TASK TO COMPLETE
Write the listing below out again exactly, dropping the images.

DATA SEGMENT
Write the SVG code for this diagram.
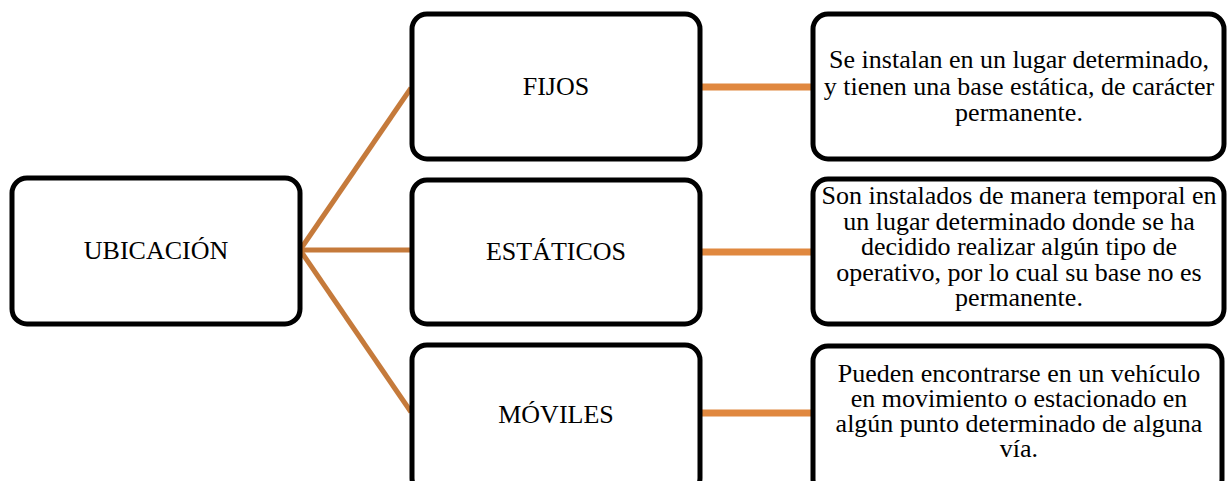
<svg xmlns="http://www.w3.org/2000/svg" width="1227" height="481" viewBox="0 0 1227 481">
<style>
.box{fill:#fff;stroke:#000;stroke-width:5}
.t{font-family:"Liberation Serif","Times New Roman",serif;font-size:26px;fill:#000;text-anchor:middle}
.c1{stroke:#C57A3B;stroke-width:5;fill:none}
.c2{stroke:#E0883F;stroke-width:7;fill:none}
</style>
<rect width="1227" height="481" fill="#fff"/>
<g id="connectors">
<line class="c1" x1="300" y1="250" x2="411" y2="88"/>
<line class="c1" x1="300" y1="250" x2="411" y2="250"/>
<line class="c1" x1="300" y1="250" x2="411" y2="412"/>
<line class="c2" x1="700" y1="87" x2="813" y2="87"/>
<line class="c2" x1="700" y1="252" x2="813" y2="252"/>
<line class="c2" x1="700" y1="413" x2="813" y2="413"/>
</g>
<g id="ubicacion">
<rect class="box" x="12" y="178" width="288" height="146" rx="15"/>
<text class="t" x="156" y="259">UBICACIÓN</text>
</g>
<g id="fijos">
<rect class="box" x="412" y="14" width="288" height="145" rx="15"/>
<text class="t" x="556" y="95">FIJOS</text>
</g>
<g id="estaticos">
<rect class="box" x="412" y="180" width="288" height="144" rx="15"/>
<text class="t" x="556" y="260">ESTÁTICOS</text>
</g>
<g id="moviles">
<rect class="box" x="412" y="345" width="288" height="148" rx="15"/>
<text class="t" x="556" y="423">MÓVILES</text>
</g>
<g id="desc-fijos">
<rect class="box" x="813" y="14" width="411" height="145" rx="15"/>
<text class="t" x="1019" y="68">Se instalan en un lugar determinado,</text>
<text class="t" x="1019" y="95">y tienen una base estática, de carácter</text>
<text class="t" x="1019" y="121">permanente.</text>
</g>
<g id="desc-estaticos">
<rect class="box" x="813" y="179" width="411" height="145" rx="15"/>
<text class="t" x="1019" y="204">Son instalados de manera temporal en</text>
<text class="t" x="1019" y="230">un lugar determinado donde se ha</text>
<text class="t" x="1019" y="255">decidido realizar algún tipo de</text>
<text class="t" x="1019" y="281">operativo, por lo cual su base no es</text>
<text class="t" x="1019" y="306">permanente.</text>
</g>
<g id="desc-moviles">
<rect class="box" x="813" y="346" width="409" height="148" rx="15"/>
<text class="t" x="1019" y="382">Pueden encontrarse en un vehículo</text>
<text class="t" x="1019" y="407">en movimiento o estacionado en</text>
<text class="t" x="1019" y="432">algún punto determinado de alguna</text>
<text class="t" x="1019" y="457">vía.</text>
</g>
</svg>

RIGHT ANSWER
Write the SVG code for this diagram.
<svg xmlns="http://www.w3.org/2000/svg" width="1227" height="481" viewBox="0 0 1227 481">
<style>
.box{fill:#fff;stroke:#000;stroke-width:5}
.t{font-family:"Liberation Serif","Times New Roman",serif;font-size:26px;fill:#000;text-anchor:middle}
.c1{stroke:#C57A3B;stroke-width:5;fill:none}
.c2{stroke:#E0883F;stroke-width:7;fill:none}
</style>
<rect width="1227" height="481" fill="#fff"/>
<g id="connectors">
<line class="c1" x1="300" y1="250" x2="411" y2="88"/>
<line class="c1" x1="300" y1="250" x2="411" y2="250"/>
<line class="c1" x1="300" y1="250" x2="411" y2="412"/>
<line class="c2" x1="700" y1="87" x2="813" y2="87"/>
<line class="c2" x1="700" y1="252" x2="813" y2="252"/>
<line class="c2" x1="700" y1="413" x2="813" y2="413"/>
</g>
<g id="ubicacion">
<rect class="box" x="12" y="178" width="288" height="146" rx="15"/>
<text class="t" x="156" y="259">UBICACIÓN</text>
</g>
<g id="fijos">
<rect class="box" x="412" y="14" width="288" height="145" rx="15"/>
<text class="t" x="556" y="95">FIJOS</text>
</g>
<g id="estaticos">
<rect class="box" x="412" y="180" width="288" height="144" rx="15"/>
<text class="t" x="556" y="260">ESTÁTICOS</text>
</g>
<g id="moviles">
<rect class="box" x="412" y="345" width="288" height="148" rx="15"/>
<text class="t" x="556" y="423">MÓVILES</text>
</g>
<g id="desc-fijos">
<rect class="box" x="813" y="14" width="411" height="145" rx="15"/>
<text class="t" x="1019" y="68">Se instalan en un lugar determinado,</text>
<text class="t" x="1019" y="95">y tienen una base estática, de carácter</text>
<text class="t" x="1019" y="121">permanente.</text>
</g>
<g id="desc-estaticos">
<rect class="box" x="813" y="179" width="411" height="145" rx="15"/>
<text class="t" x="1019" y="204">Son instalados de manera temporal en</text>
<text class="t" x="1019" y="230">un lugar determinado donde se ha</text>
<text class="t" x="1019" y="255">decidido realizar algún tipo de</text>
<text class="t" x="1019" y="281">operativo, por lo cual su base no es</text>
<text class="t" x="1019" y="306">permanente.</text>
</g>
<g id="desc-moviles">
<rect class="box" x="813" y="346" width="409" height="148" rx="15"/>
<text class="t" x="1019" y="382">Pueden encontrarse en un vehículo</text>
<text class="t" x="1019" y="407">en movimiento o estacionado en</text>
<text class="t" x="1019" y="432">algún punto determinado de alguna</text>
<text class="t" x="1019" y="457">vía.</text>
</g>
</svg>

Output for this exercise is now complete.